#### THE TASK
Transcribe the material verbatim in full; the pictures do not belong in the copy.

☆ ☆ ☆

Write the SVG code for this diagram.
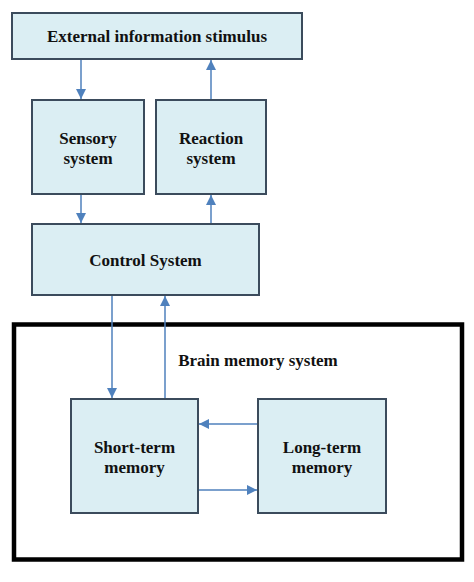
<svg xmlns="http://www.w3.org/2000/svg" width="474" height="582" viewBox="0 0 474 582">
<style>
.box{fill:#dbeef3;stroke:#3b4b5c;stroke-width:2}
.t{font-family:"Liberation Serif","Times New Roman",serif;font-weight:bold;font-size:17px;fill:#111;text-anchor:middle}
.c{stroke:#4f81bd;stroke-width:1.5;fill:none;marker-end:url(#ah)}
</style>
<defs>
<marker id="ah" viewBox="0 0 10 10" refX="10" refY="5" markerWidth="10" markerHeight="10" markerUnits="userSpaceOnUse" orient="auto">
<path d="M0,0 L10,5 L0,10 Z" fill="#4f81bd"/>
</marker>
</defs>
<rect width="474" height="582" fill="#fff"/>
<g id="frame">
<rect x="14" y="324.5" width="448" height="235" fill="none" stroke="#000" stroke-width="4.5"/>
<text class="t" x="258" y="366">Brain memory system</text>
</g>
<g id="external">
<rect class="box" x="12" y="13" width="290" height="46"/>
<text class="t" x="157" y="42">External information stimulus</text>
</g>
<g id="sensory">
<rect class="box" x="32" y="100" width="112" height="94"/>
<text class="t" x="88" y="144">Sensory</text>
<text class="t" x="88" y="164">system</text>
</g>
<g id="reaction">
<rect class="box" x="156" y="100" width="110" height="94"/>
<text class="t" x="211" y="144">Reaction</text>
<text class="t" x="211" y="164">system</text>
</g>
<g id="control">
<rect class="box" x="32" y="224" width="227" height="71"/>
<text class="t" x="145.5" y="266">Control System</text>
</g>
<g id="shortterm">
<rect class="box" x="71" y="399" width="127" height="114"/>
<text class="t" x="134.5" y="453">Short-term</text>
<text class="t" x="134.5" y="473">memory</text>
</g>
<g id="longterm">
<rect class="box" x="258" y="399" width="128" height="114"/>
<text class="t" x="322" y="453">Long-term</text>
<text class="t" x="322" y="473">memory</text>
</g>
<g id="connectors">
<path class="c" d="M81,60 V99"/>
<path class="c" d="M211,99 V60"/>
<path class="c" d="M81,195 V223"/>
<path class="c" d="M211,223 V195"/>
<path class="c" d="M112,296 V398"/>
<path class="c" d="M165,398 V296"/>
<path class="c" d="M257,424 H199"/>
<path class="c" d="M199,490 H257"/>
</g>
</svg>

☆ ☆ ☆

#### COMPLETED TASK
Write the SVG code for this diagram.
<svg xmlns="http://www.w3.org/2000/svg" width="474" height="582" viewBox="0 0 474 582">
<style>
.box{fill:#dbeef3;stroke:#3b4b5c;stroke-width:2}
.t{font-family:"Liberation Serif","Times New Roman",serif;font-weight:bold;font-size:17px;fill:#111;text-anchor:middle}
.c{stroke:#4f81bd;stroke-width:1.5;fill:none;marker-end:url(#ah)}
</style>
<defs>
<marker id="ah" viewBox="0 0 10 10" refX="10" refY="5" markerWidth="10" markerHeight="10" markerUnits="userSpaceOnUse" orient="auto">
<path d="M0,0 L10,5 L0,10 Z" fill="#4f81bd"/>
</marker>
</defs>
<rect width="474" height="582" fill="#fff"/>
<g id="frame">
<rect x="14" y="324.5" width="448" height="235" fill="none" stroke="#000" stroke-width="4.5"/>
<text class="t" x="258" y="366">Brain memory system</text>
</g>
<g id="external">
<rect class="box" x="12" y="13" width="290" height="46"/>
<text class="t" x="157" y="42">External information stimulus</text>
</g>
<g id="sensory">
<rect class="box" x="32" y="100" width="112" height="94"/>
<text class="t" x="88" y="144">Sensory</text>
<text class="t" x="88" y="164">system</text>
</g>
<g id="reaction">
<rect class="box" x="156" y="100" width="110" height="94"/>
<text class="t" x="211" y="144">Reaction</text>
<text class="t" x="211" y="164">system</text>
</g>
<g id="control">
<rect class="box" x="32" y="224" width="227" height="71"/>
<text class="t" x="145.5" y="266">Control System</text>
</g>
<g id="shortterm">
<rect class="box" x="71" y="399" width="127" height="114"/>
<text class="t" x="134.5" y="453">Short-term</text>
<text class="t" x="134.5" y="473">memory</text>
</g>
<g id="longterm">
<rect class="box" x="258" y="399" width="128" height="114"/>
<text class="t" x="322" y="453">Long-term</text>
<text class="t" x="322" y="473">memory</text>
</g>
<g id="connectors">
<path class="c" d="M81,60 V99"/>
<path class="c" d="M211,99 V60"/>
<path class="c" d="M81,195 V223"/>
<path class="c" d="M211,223 V195"/>
<path class="c" d="M112,296 V398"/>
<path class="c" d="M165,398 V296"/>
<path class="c" d="M257,424 H199"/>
<path class="c" d="M199,490 H257"/>
</g>
</svg>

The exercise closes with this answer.